▶ [YOUR GOAL]
Reproduce, exactly and in full, the lines from the one with "Write the D3.js code for this chart." through the one with "const fs = 25, stretch" in the data below; drop pictures.

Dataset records
◇ ◇ ◇ ◇ ◇

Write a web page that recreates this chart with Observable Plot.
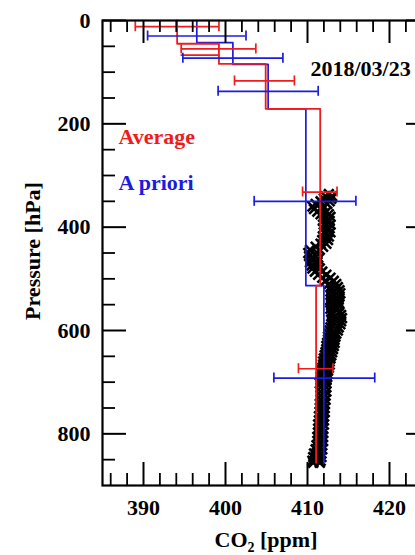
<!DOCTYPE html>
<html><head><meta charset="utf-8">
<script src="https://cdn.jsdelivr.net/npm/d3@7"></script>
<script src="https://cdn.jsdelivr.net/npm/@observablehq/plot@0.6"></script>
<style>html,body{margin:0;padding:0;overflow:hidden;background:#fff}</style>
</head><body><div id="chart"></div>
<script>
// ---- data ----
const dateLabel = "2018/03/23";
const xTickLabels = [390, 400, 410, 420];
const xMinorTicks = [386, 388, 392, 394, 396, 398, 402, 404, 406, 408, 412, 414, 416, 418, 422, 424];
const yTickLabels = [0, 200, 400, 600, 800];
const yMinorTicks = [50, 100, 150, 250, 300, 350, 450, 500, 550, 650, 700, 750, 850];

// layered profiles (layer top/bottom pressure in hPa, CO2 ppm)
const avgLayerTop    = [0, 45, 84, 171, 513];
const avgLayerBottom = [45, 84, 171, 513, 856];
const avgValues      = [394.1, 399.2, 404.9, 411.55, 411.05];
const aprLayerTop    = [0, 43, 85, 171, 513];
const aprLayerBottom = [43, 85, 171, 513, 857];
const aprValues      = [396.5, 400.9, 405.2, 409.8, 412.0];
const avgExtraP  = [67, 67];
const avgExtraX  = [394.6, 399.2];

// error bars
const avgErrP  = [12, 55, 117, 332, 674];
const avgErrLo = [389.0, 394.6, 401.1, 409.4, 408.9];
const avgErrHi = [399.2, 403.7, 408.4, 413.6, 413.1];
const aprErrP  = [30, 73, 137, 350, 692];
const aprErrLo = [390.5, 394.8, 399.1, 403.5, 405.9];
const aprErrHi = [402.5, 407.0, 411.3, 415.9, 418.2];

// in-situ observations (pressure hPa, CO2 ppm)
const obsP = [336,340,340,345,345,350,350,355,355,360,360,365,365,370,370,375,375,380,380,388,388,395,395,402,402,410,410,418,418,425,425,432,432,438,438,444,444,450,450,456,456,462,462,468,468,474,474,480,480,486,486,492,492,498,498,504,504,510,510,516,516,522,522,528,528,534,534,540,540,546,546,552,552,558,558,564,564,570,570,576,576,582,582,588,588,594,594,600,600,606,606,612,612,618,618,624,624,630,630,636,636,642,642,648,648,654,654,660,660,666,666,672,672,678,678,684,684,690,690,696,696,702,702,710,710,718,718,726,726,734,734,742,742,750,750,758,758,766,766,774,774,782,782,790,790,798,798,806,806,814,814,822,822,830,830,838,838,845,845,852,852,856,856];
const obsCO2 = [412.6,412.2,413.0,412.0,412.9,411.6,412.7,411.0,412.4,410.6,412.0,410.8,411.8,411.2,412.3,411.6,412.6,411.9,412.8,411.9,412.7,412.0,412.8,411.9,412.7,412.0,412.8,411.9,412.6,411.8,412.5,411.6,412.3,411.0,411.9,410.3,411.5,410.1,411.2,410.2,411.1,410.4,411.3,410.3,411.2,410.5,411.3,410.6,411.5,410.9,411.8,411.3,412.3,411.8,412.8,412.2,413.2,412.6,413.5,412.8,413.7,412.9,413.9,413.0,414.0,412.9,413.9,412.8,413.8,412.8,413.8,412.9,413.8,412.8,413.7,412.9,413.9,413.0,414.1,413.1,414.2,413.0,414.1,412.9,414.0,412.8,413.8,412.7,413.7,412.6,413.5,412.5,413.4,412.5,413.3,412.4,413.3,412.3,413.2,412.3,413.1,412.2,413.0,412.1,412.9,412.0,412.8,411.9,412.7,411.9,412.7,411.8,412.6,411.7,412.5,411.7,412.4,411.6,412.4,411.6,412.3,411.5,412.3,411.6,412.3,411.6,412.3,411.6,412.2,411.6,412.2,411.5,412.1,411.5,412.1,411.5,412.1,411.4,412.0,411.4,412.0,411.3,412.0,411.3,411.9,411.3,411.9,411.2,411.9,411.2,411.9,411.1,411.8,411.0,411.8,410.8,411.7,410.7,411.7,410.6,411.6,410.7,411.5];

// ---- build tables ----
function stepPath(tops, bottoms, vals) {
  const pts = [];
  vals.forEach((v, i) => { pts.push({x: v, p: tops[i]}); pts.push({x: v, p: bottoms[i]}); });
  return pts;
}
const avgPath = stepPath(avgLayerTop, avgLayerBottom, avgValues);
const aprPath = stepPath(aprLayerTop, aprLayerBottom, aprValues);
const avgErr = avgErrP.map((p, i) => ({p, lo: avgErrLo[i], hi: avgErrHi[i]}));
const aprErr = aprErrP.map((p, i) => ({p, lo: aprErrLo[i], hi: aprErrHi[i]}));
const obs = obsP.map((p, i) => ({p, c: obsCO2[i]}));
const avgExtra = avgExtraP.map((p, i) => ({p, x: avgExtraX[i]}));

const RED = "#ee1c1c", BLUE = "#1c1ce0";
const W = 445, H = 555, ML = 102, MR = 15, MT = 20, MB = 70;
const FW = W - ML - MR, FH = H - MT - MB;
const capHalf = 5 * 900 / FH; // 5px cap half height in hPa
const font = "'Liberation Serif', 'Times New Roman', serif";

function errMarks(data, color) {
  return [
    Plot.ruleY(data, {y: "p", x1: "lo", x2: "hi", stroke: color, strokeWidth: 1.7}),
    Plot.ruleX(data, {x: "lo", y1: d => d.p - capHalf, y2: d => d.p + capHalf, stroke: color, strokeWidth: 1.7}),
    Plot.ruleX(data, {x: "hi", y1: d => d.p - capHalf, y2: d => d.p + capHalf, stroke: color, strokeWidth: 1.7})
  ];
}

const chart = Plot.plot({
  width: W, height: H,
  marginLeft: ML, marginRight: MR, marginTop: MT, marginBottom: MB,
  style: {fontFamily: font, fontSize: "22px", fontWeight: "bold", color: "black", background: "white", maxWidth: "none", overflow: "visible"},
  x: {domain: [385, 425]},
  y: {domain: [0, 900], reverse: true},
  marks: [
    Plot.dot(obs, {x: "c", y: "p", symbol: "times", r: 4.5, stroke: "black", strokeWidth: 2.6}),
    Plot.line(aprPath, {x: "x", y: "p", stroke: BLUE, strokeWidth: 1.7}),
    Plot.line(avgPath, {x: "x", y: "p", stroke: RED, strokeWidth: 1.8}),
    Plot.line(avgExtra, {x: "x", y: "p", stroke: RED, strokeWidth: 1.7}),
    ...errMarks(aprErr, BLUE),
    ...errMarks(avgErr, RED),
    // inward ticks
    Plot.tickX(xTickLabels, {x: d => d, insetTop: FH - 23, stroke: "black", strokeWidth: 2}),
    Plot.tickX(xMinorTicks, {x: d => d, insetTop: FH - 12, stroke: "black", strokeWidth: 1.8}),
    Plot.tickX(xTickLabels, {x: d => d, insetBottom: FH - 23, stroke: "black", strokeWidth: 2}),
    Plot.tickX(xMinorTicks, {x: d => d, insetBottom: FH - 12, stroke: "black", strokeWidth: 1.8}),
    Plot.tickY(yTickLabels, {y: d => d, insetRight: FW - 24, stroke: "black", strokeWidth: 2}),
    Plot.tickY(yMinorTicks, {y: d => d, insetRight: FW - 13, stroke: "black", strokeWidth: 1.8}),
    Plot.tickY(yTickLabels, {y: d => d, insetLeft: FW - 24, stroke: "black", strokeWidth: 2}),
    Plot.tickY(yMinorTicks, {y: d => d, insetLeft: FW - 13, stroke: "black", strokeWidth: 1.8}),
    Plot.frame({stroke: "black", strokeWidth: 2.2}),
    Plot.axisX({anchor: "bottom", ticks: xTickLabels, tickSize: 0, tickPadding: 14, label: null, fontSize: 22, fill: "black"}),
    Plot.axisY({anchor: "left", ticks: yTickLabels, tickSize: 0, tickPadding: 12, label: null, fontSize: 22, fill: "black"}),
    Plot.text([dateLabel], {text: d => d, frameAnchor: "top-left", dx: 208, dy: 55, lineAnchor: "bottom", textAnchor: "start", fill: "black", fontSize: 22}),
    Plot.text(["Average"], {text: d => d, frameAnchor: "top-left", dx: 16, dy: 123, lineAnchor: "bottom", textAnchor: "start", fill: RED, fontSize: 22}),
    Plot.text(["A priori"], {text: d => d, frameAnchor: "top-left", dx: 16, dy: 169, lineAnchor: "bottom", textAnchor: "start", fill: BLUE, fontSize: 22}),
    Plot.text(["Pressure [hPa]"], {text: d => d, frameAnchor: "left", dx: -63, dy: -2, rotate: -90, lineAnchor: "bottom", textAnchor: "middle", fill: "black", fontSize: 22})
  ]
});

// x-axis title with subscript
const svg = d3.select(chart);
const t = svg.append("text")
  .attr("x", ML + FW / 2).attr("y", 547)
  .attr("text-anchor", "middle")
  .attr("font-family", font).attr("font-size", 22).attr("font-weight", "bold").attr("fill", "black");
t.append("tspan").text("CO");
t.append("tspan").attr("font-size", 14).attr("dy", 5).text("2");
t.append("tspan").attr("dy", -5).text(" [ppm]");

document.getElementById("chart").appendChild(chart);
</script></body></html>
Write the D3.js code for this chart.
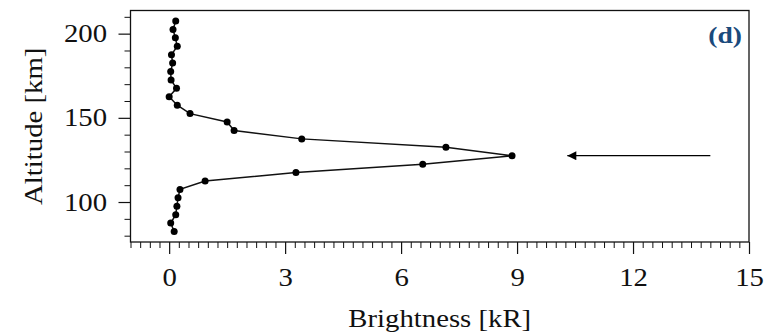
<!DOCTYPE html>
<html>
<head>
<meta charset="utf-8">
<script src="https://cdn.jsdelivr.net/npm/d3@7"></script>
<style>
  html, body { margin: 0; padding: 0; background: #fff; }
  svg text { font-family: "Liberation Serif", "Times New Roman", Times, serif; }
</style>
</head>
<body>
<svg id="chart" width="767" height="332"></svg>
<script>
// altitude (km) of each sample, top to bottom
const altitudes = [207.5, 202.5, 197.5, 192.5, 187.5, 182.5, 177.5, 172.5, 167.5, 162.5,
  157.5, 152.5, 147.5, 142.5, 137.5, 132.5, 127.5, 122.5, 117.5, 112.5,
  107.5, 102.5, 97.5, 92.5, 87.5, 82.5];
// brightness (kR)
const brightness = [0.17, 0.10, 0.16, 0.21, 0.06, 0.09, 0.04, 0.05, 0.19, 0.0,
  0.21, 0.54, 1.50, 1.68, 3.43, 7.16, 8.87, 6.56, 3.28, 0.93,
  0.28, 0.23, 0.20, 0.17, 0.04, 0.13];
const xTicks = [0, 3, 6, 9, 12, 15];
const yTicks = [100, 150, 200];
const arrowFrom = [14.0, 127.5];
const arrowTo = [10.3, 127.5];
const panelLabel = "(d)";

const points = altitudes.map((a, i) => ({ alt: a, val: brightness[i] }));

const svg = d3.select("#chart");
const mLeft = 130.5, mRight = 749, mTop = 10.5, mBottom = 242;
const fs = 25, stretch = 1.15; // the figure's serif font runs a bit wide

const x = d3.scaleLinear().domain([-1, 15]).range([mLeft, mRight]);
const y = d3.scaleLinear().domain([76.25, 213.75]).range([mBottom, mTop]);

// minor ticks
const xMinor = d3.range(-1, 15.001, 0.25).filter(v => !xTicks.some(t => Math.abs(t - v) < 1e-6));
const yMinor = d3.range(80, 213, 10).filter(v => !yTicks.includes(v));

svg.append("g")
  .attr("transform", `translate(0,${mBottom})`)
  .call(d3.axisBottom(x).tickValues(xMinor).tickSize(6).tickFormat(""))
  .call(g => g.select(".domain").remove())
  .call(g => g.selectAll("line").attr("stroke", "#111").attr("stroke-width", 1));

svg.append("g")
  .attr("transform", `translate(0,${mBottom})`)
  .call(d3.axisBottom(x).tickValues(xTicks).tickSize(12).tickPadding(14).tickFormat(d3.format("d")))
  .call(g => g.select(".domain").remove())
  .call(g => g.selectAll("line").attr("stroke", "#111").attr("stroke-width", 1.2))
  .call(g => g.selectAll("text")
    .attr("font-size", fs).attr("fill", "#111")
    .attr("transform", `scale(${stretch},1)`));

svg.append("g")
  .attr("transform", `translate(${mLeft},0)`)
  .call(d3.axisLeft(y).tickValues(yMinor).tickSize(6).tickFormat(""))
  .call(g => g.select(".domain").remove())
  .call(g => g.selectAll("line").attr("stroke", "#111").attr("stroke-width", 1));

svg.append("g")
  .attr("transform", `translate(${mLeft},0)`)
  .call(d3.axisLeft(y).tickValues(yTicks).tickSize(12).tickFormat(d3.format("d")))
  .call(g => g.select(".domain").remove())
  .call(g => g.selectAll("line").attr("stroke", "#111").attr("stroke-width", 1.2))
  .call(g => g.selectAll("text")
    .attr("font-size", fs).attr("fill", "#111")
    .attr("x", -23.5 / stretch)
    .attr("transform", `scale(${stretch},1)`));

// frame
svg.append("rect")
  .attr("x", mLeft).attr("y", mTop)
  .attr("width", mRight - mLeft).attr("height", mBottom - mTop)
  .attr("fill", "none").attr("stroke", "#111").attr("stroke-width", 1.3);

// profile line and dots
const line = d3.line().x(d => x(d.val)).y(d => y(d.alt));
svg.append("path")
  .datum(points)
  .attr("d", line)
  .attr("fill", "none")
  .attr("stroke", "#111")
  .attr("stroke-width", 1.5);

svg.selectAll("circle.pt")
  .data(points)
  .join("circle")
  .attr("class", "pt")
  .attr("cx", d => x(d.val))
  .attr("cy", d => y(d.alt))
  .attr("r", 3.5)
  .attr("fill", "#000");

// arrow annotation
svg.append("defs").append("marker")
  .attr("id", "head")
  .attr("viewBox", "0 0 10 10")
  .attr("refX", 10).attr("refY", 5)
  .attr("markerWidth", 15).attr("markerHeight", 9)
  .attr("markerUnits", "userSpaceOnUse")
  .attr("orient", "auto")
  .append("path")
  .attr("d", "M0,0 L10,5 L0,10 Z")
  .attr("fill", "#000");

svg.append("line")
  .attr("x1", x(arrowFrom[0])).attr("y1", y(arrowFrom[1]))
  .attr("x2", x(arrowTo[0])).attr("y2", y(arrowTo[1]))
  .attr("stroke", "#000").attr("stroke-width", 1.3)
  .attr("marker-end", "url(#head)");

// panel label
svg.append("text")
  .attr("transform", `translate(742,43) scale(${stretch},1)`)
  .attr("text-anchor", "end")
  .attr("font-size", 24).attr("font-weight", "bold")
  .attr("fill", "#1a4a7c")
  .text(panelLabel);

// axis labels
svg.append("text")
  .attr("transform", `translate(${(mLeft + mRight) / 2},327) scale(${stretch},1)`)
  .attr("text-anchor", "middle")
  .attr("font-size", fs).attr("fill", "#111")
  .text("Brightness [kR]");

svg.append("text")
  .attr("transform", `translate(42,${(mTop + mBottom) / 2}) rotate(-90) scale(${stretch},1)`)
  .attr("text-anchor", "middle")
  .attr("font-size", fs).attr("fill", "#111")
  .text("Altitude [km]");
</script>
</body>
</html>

◇ ◇ ◇ ◇ ◇

▶ [TASK SOLUTION]
Write the D3.js code for this chart.
<!DOCTYPE html>
<html>
<head>
<meta charset="utf-8">
<script src="https://cdn.jsdelivr.net/npm/d3@7"></script>
<style>
  html, body { margin: 0; padding: 0; background: #fff; }
  svg text { font-family: "Liberation Serif", "Times New Roman", Times, serif; }
</style>
</head>
<body>
<svg id="chart" width="767" height="332"></svg>
<script>
// altitude (km) of each sample, top to bottom
const altitudes = [207.5, 202.5, 197.5, 192.5, 187.5, 182.5, 177.5, 172.5, 167.5, 162.5,
  157.5, 152.5, 147.5, 142.5, 137.5, 132.5, 127.5, 122.5, 117.5, 112.5,
  107.5, 102.5, 97.5, 92.5, 87.5, 82.5];
// brightness (kR)
const brightness = [0.17, 0.10, 0.16, 0.21, 0.06, 0.09, 0.04, 0.05, 0.19, 0.0,
  0.21, 0.54, 1.50, 1.68, 3.43, 7.16, 8.87, 6.56, 3.28, 0.93,
  0.28, 0.23, 0.20, 0.17, 0.04, 0.13];
const xTicks = [0, 3, 6, 9, 12, 15];
const yTicks = [100, 150, 200];
const arrowFrom = [14.0, 127.5];
const arrowTo = [10.3, 127.5];
const panelLabel = "(d)";

const points = altitudes.map((a, i) => ({ alt: a, val: brightness[i] }));

const svg = d3.select("#chart");
const mLeft = 130.5, mRight = 749, mTop = 10.5, mBottom = 242;
const fs = 25, stretch = 1.15; // the figure's serif font runs a bit wide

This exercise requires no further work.